If $G$ actually has a nice matrix representation then unrolling the definitions, you'll find that you really can write your proposed equation $A^\sharp(p) = A \cdot p$.  For example, look at how the infinitesimal generators of $\mathfrak{so}(3)$ acts on points of the unit sphere by multiplication --- you'll easily see the vector fields whose flows are $\exp(\xi t)$.
A: I'm not sure I'm saying anything new (so please vote this down if you agree):
A "fundamental field" can be defined for any smooth action of a Lie group on a manifold. I view it as a natural map from the Lie algebra to the tangent space at any point on the manifold. The idea is
Element in Lie algebra -> Curve in Lie group starting at identity -> Curve in manifold starting at a given starting point in manifold (obtained by having each point on curve in group act on the given point in manifold) -> velocity vector of curve in manifold at starting point
Another way to say the same thing is: If you fix a point in the manifold, the group action defines a smooth map from the Lie group to the manifold. The differential of this map maps the Lie algebra (viewed as the tangent space of the Lie group at the identity) to the tangent space of the manifold at the given point.

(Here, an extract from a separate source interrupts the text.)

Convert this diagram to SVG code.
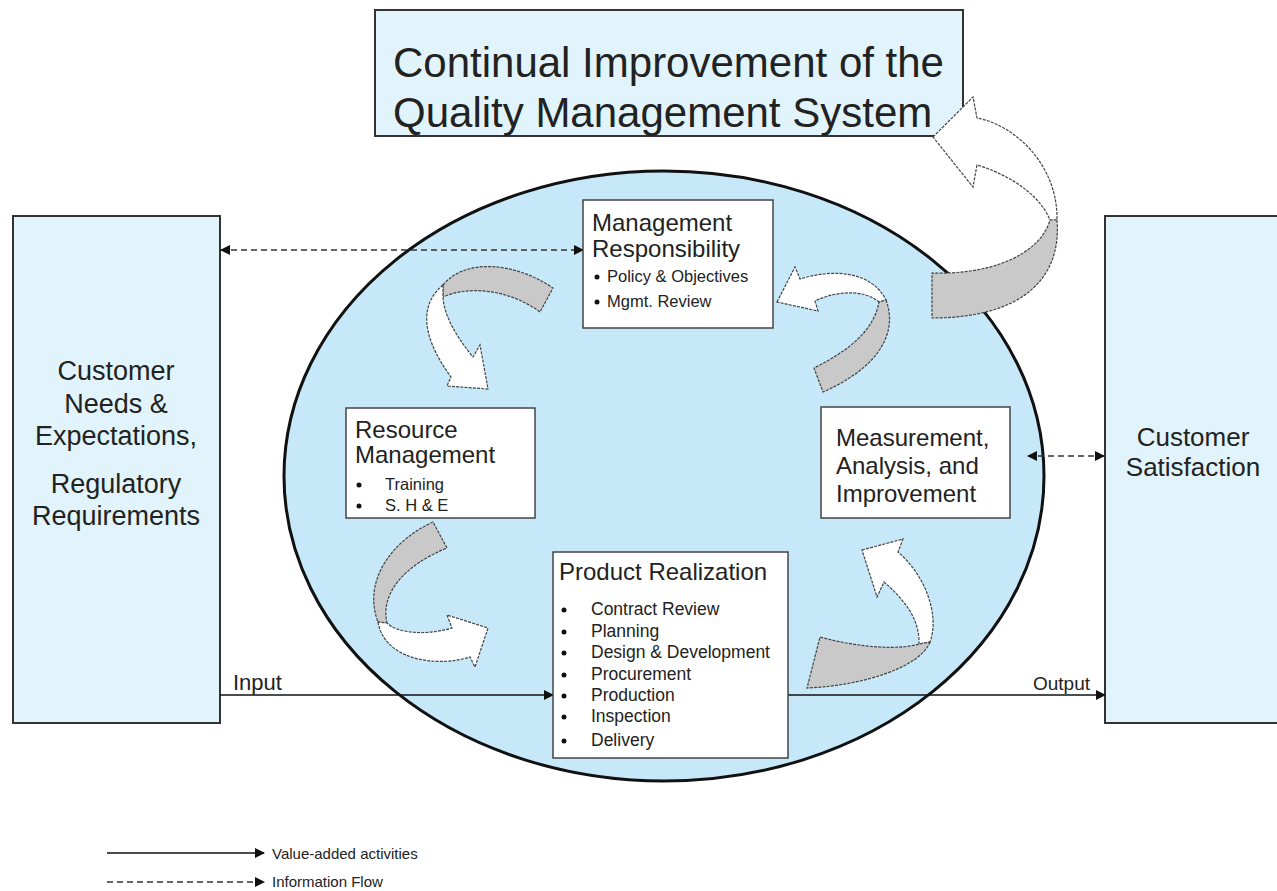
<svg xmlns="http://www.w3.org/2000/svg" width="1277" height="891" viewBox="0 0 1277 891">
<style>
text{font-family:"Liberation Sans",Arial,sans-serif;fill:#222}
.outer{fill:#e2f4fb;stroke:#333;stroke-width:2}
.node{fill:#fff;stroke:#444;stroke-width:1.5}
.gray{fill:#c9c9c9;stroke:#444;stroke-width:1.2;stroke-dasharray:3 1.2}
.white{fill:#fff;stroke:#444;stroke-width:1.2;stroke-dasharray:3 1.2}
.solid{stroke:#111;stroke-width:1.6;fill:none}
.dash{stroke:#333;stroke-width:1.6;fill:none;stroke-dasharray:6 4}
.h{font-size:24px}
.b{font-size:16.5px}
</style>
<defs>
<marker id="ah" markerWidth="10" markerHeight="10" refX="9" refY="5" orient="auto-start-reverse" markerUnits="userSpaceOnUse">
<path d="M0,0 L10,5 L0,10 Z" fill="#111"/>
</marker>
</defs>
<rect width="1277" height="891" fill="#fff"/>

<g id="ellipse">
<ellipse cx="664" cy="476" rx="380" ry="305" fill="#c7e8f9" stroke="#111" stroke-width="3"/>
</g>

<g id="title">
<rect x="375" y="10" width="588" height="126" class="outer"/>
<text x="393" y="77" style="font-size:42px">Continual Improvement of the</text>
<text x="393" y="127" style="font-size:42px">Quality Management System</text>
</g>

<g id="customer-needs">
<rect x="13" y="216" width="207" height="507" class="outer"/>
<text text-anchor="middle" style="font-size:27px"><tspan x="116" y="380">Customer</tspan><tspan x="116" y="413">Needs &amp;</tspan><tspan x="116" y="445">Expectations,</tspan><tspan x="116" y="493">Regulatory</tspan><tspan x="116" y="525">Requirements</tspan></text>
</g>

<g id="customer-satisfaction">
<rect x="1105" y="216" width="180" height="507" class="outer"/>
<text text-anchor="middle" style="font-size:26px"><tspan x="1193" y="446">Customer</tspan><tspan x="1193" y="476">Satisfaction</tspan></text>
</g>

<g id="arrows-curved">
<path class="gray" d="M443,285 C465,258 515,262 553,288 L540,312 C510,290 470,285 443,297 Z"/>
<path class="white" d="M443,285 C422,302 418,332 451,377 L447,386 L488,389 L480,345 L473,357 C455,335 444,315 443,297 Z"/>
<path class="white" d="M777,302 L795,267 L800,279 C835,268 872,272 886,300 L879,302 C865,290 838,290 815,301 L818,311 Z"/>
<path class="gray" d="M886,300 C898,332 880,367 823,392 L814,368 C850,350 874,330 879,302 Z"/>
<path class="gray" d="M433,522 C393,540 362,580 378,622 L387,623 C380,593 405,565 447,548 Z"/>
<path class="white" d="M378,622 C385,662 440,667 470,657 L475,667 L488,628 L447,615 L452,628 C425,636 397,633 387,623 Z"/>
<path class="white" d="M862,550 L903,539 L898,552 C925,575 940,615 930,642 L919,644 C920,620 905,600 884,582 L877,597 Z"/>
<path class="gray" d="M930,642 C920,668 860,686 807,688 L820,637 C860,648 900,650 919,644 Z"/>
<path class="white" d="M933,137 L973,97 L977,118 C1015,125 1058,165 1057,220 L1050,220 C1040,195 1010,175 977,165 L973,187 Z"/>
<path class="gray" d="M1057,220 C1062,280 1020,318 932,318 L932,273 C990,275 1040,255 1050,220 Z"/>
</g>

<g id="connectors">
<line x1="221" y1="250" x2="583" y2="250" class="dash" marker-start="url(#ah)" marker-end="url(#ah)"/>
<line x1="1028" y1="456" x2="1104" y2="456" class="dash" marker-start="url(#ah)" marker-end="url(#ah)"/>
<line x1="220" y1="695" x2="553" y2="695" class="solid" marker-end="url(#ah)"/>
<line x1="788" y1="695" x2="1105" y2="695" class="solid" marker-end="url(#ah)"/>
<text x="233" y="690" style="font-size:22px">Input</text>
<text x="1033" y="690" style="font-size:19px">Output</text>
</g>

<g id="management-responsibility">
<rect x="583" y="200" width="190" height="128" class="node"/>
<text x="592" y="231" class="h">Management</text>
<text x="592" y="257" class="h">Responsibility</text>
<circle cx="597" cy="277" r="2.5" fill="#111"/>
<text x="607" y="282" class="b">Policy &amp; Objectives</text>
<circle cx="597" cy="302" r="2.5" fill="#111"/>
<text x="607" y="307" class="b">Mgmt. Review</text>
</g>

<g id="resource-management">
<rect x="346" y="408" width="189" height="110" class="node"/>
<text x="355" y="438" class="h">Resource</text>
<text x="355" y="463" class="h">Management</text>
<circle cx="359" cy="485" r="2.5" fill="#111"/>
<text x="385" y="490" class="b">Training</text>
<circle cx="359" cy="506" r="2.5" fill="#111"/>
<text x="385" y="511" class="b">S. H &amp; E</text>
</g>

<g id="measurement">
<rect x="821" y="407" width="189" height="111" class="node"/>
<text x="836" y="446" class="h">Measurement,</text>
<text x="836" y="474" class="h">Analysis, and</text>
<text x="836" y="502" class="h">Improvement</text>
</g>

<g id="product-realization">
<rect x="553" y="552" width="235" height="206" class="node"/>
<text x="559" y="580" class="h">Product Realization</text>
<g style="font-size:17.5px">
<circle cx="564" cy="610" r="2.5" fill="#111"/><text x="591" y="615">Contract Review</text>
<circle cx="564" cy="632" r="2.5" fill="#111"/><text x="591" y="637">Planning</text>
<circle cx="564" cy="653" r="2.5" fill="#111"/><text x="591" y="658">Design &amp; Development</text>
<circle cx="564" cy="675" r="2.5" fill="#111"/><text x="591" y="680">Procurement</text>
<circle cx="564" cy="696" r="2.5" fill="#111"/><text x="591" y="701">Production</text>
<circle cx="564" cy="717" r="2.5" fill="#111"/><text x="591" y="722">Inspection</text>
<circle cx="564" cy="741" r="2.5" fill="#111"/><text x="591" y="746">Delivery</text>
</g>
</g>

<g id="legend">
<line x1="107" y1="853" x2="264" y2="853" class="solid" marker-end="url(#ah)"/>
<line x1="107" y1="882" x2="264" y2="882" class="dash" stroke-dasharray="5 3" marker-end="url(#ah)"/>
<text x="272" y="859" style="font-size:15px">Value-added activities</text>
<text x="272" y="887" style="font-size:15px">Information Flow</text>
</g>
</svg>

If the manifold is a principal bundle, then the action is purely vertical, so all you get are vertical tangent vectors.
If the principal bundle is the Lie group over a homogeneous space, then Matt's discussion takes over. I would echo his statement that if you assume the group is a matrix group, then you can find very nice explicit formulas for everything.
But I think I'm just repeating what you already said.